2,000 Wikipedias per year
The title comes from "Gin, Television, and Social Surplus" by Clay Shirky. Somebody asked him "where do people find the time?" to create something like Wikipedia. Wikipedia -- the whole thing, articles and edits and talk pages and translations -- represents some 100 million hours of human thought. TV watching, in the US alone, amounts to some 200 billion hours every year. That's 2,000 Wikipedia projects every year.
Shirky points out that, in the years spanned by the Industrial Revolution, "The transformation from rural to urban life was so sudden, and so wrenching, that the only thing society could do to manage was to drink itself into a stupor for a generation." Gin, and more gin. "And it wasn't until society woke up from that collective bender that we actually started to get the institutional structures that we associate with the industrial revolution today."
The equivalent, in the latter half of the 20th Century, was television.

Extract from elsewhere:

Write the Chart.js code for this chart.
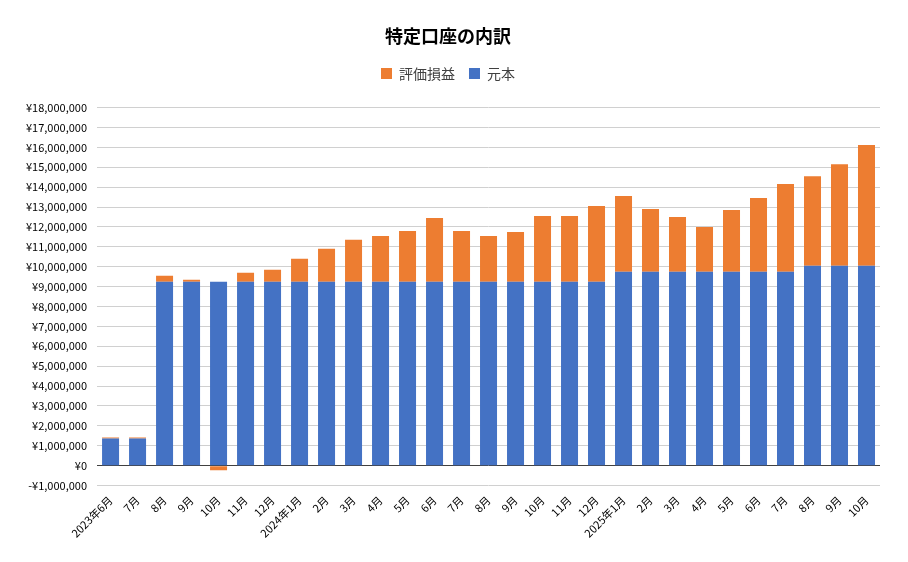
<!DOCTYPE html>
<html>
<head>
<meta charset="utf-8">
<script src="https://cdn.jsdelivr.net/npm/chart.js@4.4.1/dist/chart.umd.min.js"></script>
<style>
  html, body { margin: 0; padding: 0; background: #ffffff; }
  #wrap { width: 908px; height: 562px; }
</style>
</head>
<body>
<div id="wrap"><canvas id="c" width="908" height="562"></canvas></div>
<script>
const categories = [
  "2023年6月", "7月", "8月", "9月", "10月", "11月", "12月",
  "2024年1月", "2月", "3月", "4月", "5月", "6月", "7月", "8月", "9月", "10月", "11月", "12月",
  "2025年1月", "2月", "3月", "4月", "5月", "6月", "7月", "8月", "9月", "10月"
];
const principal = [
  1370000, 1370000, 9250000, 9250000, 9250000, 9250000, 9250000,
  9250000, 9250000, 9250000, 9250000, 9250000, 9250000, 9250000, 9250000, 9250000, 9250000, 9250000, 9250000,
  9750000, 9750000, 9750000, 9750000, 9750000, 9750000, 9750000, 10050000, 10050000, 10050000
];
const unrealized = [
  50000, 40000, 300000, 100000, -230000, 450000, 600000,
  1150000, 1650000, 2100000, 2300000, 2550000, 3200000, 2550000, 2300000, 2500000, 3300000, 3300000, 3800000,
  3800000, 3150000, 2750000, 2250000, 3100000, 3700000, 4410000, 4500000, 5100000, 6070000
];
const seriesNames = ["元本", "評価損益"];
const yMin = -1000000, yMax = 18000000, yStep = 1000000;

const FONT = "'Noto Sans CJK JP', 'Noto Sans', sans-serif";

function yen(v) {
  const s = Math.abs(v).toLocaleString('en-US');
  return (v < 0 ? '-¥' : '¥') + s;
}

const legendMargin = {
  id: 'legendMargin',
  beforeInit(chart) {
    const orig = chart.legend.fit;
    chart.legend.fit = function () {
      orig.bind(chart.legend)();
      this.height += 17;
    };
  }
};

new Chart(document.getElementById('c'), {
  type: 'bar',
  data: {
    labels: categories,
    datasets: [
      { label: seriesNames[0], data: principal, backgroundColor: '#4472C4', stack: 's' },
      { label: seriesNames[1], data: unrealized, backgroundColor: '#ED7D31', stack: 's' }
    ]
  },
  plugins: [legendMargin],
  options: {
    responsive: false,
    animation: false,
    devicePixelRatio: 1,
    layout: { padding: { left: 16, right: 28, top: 25, bottom: 22 } },
    datasets: { bar: { categoryPercentage: 1.0, barPercentage: 0.63 } },
    plugins: {
      title: {
        display: true,
        text: '特定口座の内訳',
        color: '#000000',
        font: { family: FONT, size: 18, weight: 'bold' },
        padding: { top: 0, bottom: 6 }
      },
      legend: {
        display: true,
        reverse: true,
        labels: {
          color: '#404040',
          font: { family: FONT, size: 14 },
          boxWidth: 11,
          boxHeight: 11,
          padding: 14
        }
      },
      tooltip: { enabled: false }
    },
    scales: {
      x: {
        stacked: true,
        grid: { display: false },
        border: { display: false },
        ticks: {
          color: '#000000',
          font: { family: FONT, size: 11 },
          maxRotation: 45,
          minRotation: 45,
          autoSkip: false,
          padding: 0
        }
      },
      y: {
        stacked: true,
        min: yMin,
        max: yMax,
        border: { display: false },
        grid: {
          color: (ctx) => (ctx.tick && ctx.tick.value === 0) ? '#404040' : '#d0d0d0',
          lineWidth: 1,
          drawTicks: false
        },
        ticks: {
          stepSize: yStep,
          color: '#000000',
          font: { family: FONT, size: 11 },
          padding: 10,
          callback: (v) => yen(v)
        }
      }
    }
  }
});
</script>
</body>
</html>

Society is only now waking up from that collective bender. What are you doing with your free time?
I'm not watching TV much these days. Nor movies. Nor listening to radio, even during my commute. Nor even reading books and magazines. I am still drugging myself -- I'm a product of my generation, not yet completely adapted to life in the 21st Century -- but my drug of choice these days is mostly LJ. A decade ago it was Usenet. At least my current drugs are interactive.
Sometimes, my current drugs create things that last. Some of my LJ content finds its way onto my website; my songs and essays are already there. I'm working on it. I came out with a CD over the course of two or three years in, basically, the time I saved by not watching TV. I ought to try not reading LJ so much.